The calculations were performed with the ADF 2019 package at DFT level of theory using the B3LYP functional (Becke-3-Lee-Yang-Parr) [43,44]. Scalar relativistic effects were included using zero-order regular approximated (ZORA) Hamiltonian [45]. All atoms were described by the Triple Zeta Polarized (TZP) basis set. Solvent corrections (dichloromethane) were introduced through a PCM (Polarizable Continuum Model). Van der Waals forces were described through Grimme’s corrections [46]. All structures were fully optimized. Absorption spectra were computed by means of TD-DFT on these optimized structures and Spin–Orbit Coupling added by perturbation of the TD-DFT results. Excited state geometries were optimized in the same conditions [47]. The nature of the computed electronic transitions was determined by means of TheoDORE analysis [48] of the TD-DFT results. A second set of calculations were performed with GAUSSIAN 09 (version D.01) at DFT level of theory (B3LYP functional). All atoms were described by the 6-31 + G** basis set. Solvent corrections (dichloromethane) were introduced through a PCM (Polarizable Continuum Model). Van der Waals forces were described through Grimme’s corrections. The structures were fully optimized. Non-covalent interactions were studied by means of NCIPlot [49] performed on the wavefunction of the optimized structures.

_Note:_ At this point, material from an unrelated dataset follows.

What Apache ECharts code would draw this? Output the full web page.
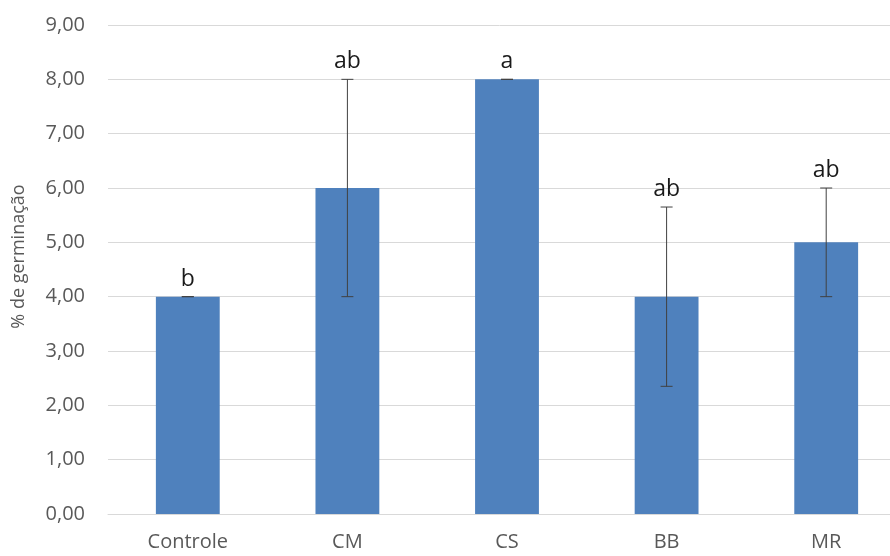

The syntheses of all complexes are detailed in the Supplementary Materials. As a representative example, the synthesis and characterization data of complex C1 are reported below.

Complex C1. Under argon and at room temperature, to a solution of [Cu(CH₃CN)₄]PF₆ (58 mg, 0.16 mmol) in dichloromethane (20 mL) was added via cannula transfer a degassed solution of ligand L1 (86 mg, 0.17 mmol) in dichloromethane (10 mL). The solution turned yellow and was stirred for 1 h. A solution of 1,10-phenanthroline (28 mg, 0.16 mmol) in degassed dichloromethane (10 mL) was then added via cannula transfer, rendering the solution red. The solution was once again stirred for 1 h. Solvent was then evaporated and the solid was dissolved in the minimum amount of dichloromethane and precipitated by addition of diethyl ether/pentane (1:1) to afford complex C1 (98 mg, 0.11 mmol, 69%).

¹H NMR (500 MHz, CDCl₃) δ 8.70 (d, J = 8.0 Hz, 2H, H₄ and H₇), 8.55 (dd, J = 4.7, 1.5 Hz, 2H, H₁₀ and H₁₇), 8.36 (dd, J = 8.1, 1.5 Hz, 2H, H₁₂ and H₁₅), 8.23 (s, 2H, H₅ and H₆), 7.83 (d, J = 8.0 Hz, 2H, H₃ and H₈), 7.78 (dd, J = 4.7, 8.1, 2H, H₁₁ and H₁₆), 7.79 (s, 2H, H₁₃ and H₁₄), 6.15 (s, 4H, H_Ar), 1.77 (s, 12H, H_Me), 0.62 (s, 18H, H_tBu).

¹³C NMR (125 MHz, CDCl₃) δ 159.1, 151.1, 147.7 (CH), 143.9, 142.8, 137.4 (CH), 137.0, 136.2 (CH), 134.2, 128.3, 127.9, 126.8 (CH), 126.6 (CH), 126.3 (CH), 124.7 (CH), 123.1 (CH), 33.6, 30.7 (CH₃), 20.4 (CH₃).

Anal. calcd for C₄₈H₄₈CuF₆N₄P: C, 64.82; H, 5.44; N, 6.30. Found: C, 64.59; H, 5.47; N, 6.22.

5. Conclusions

The HETPHEN method was applied to obtain nine heteroleptic copper(I) complexes, and an almost perfect tetrahedral coordination geometry around the copper(I) ion was revealed by X-ray crystallography for the complexes which possessed remote steric control, despite the fact that at least one ligand was not sterically encumbered near the coordination site. These experimental findings were corroborated by calculations, and it was possible to conclude that the non-covalent interactions between the two diimine ligand ions present in these complexes were governing these structural features. Work to use this remote steric control to afford homoleptic copper(I) complexes is currently underway.